* [Written request]: Note how many lines in the entries contain the string "this", then give that number and nothing else.

* [Records for processing]:
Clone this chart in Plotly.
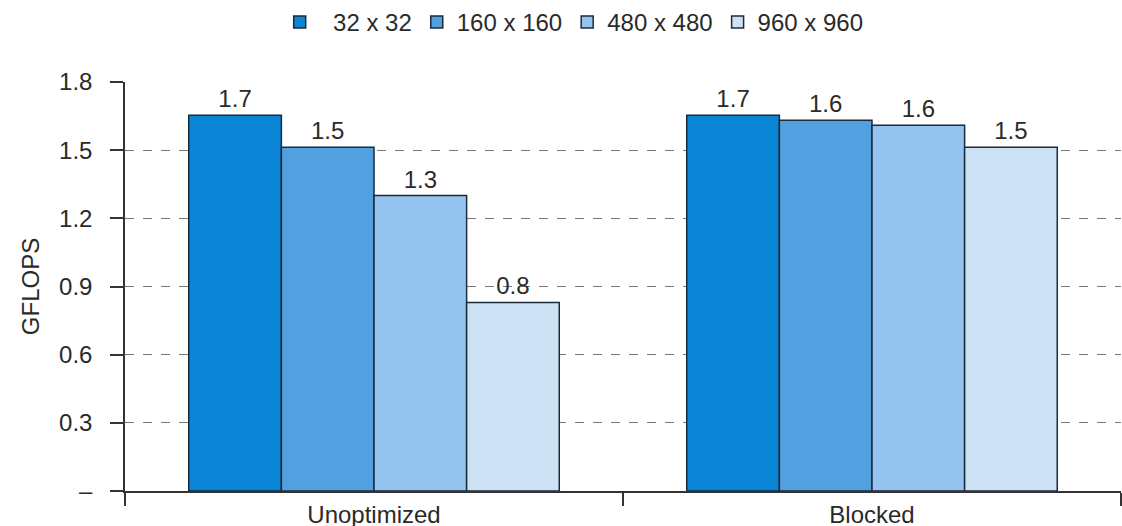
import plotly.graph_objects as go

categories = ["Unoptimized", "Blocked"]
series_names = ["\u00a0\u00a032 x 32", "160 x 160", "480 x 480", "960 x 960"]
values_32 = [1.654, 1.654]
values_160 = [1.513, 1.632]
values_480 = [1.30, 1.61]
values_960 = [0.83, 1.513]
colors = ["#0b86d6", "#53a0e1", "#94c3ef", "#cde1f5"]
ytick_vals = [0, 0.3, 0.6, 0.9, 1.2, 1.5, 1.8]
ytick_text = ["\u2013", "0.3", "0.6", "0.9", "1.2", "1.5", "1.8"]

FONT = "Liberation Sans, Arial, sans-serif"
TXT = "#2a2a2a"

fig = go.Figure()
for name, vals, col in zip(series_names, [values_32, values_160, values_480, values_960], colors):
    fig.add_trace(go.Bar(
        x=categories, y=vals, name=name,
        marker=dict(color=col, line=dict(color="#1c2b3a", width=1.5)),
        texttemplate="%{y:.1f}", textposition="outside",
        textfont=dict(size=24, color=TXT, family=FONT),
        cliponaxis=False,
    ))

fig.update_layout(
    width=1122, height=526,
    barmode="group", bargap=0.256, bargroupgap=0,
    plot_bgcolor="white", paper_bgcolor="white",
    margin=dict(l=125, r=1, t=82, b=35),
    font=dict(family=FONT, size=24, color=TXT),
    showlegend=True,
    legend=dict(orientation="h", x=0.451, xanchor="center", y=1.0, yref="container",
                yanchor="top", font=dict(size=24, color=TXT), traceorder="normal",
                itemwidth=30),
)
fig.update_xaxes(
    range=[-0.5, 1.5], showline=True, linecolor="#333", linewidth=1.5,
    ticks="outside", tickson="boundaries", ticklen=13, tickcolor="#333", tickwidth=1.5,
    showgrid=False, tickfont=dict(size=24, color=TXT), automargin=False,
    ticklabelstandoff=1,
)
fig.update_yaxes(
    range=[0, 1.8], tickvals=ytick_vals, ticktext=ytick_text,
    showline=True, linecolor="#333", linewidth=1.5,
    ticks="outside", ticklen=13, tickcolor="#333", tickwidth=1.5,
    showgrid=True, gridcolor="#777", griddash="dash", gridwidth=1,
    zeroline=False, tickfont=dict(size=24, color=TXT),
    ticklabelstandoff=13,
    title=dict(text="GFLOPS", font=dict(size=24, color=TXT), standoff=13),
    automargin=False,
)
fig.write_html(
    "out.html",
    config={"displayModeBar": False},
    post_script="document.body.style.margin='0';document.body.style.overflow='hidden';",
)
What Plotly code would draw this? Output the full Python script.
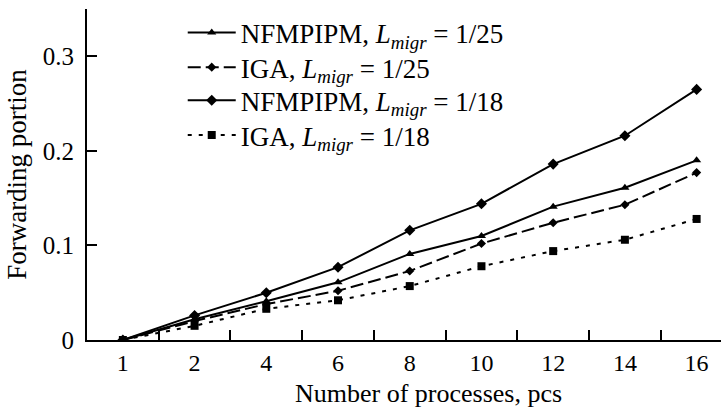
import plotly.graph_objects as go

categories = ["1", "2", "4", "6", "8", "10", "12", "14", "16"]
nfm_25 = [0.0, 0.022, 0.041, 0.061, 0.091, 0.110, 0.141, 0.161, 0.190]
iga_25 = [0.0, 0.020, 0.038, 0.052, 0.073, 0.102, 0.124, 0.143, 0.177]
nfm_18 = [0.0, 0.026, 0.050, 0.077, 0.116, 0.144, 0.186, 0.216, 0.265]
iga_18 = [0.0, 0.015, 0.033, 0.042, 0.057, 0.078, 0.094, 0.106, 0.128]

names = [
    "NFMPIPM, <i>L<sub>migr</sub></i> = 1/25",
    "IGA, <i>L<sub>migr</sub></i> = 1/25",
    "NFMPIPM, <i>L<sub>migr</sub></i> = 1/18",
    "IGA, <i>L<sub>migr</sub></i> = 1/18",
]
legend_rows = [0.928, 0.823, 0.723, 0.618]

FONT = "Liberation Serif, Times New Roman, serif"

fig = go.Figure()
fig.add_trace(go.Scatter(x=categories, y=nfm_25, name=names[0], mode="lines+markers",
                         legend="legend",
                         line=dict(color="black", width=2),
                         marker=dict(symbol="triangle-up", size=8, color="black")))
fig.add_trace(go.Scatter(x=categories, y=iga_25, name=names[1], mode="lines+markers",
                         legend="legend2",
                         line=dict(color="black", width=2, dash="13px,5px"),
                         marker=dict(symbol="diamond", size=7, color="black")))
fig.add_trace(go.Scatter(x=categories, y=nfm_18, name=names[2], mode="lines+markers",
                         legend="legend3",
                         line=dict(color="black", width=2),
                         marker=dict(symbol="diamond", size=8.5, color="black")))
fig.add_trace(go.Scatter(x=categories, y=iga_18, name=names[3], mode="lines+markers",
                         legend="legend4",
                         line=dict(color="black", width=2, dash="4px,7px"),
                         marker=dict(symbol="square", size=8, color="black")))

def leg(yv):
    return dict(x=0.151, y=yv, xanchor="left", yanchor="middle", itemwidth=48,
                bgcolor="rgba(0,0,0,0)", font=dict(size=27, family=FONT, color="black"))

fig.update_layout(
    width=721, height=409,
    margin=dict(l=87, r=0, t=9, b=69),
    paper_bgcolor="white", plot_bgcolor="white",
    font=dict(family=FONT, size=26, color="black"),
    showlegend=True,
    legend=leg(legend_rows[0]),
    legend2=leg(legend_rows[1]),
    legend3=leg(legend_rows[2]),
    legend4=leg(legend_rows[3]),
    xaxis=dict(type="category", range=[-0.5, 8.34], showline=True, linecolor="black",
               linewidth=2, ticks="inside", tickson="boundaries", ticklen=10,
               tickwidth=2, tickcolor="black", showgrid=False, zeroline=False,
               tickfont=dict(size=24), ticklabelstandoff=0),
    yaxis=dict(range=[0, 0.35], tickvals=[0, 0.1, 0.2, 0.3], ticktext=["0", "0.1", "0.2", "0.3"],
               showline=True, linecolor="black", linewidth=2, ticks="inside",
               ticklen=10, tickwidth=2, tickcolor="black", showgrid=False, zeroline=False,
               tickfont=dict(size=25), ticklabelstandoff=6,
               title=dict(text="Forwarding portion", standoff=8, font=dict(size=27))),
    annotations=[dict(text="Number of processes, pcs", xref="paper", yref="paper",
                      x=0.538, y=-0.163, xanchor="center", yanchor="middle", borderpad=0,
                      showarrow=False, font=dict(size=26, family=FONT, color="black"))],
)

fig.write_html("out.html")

* [Written answer]: 2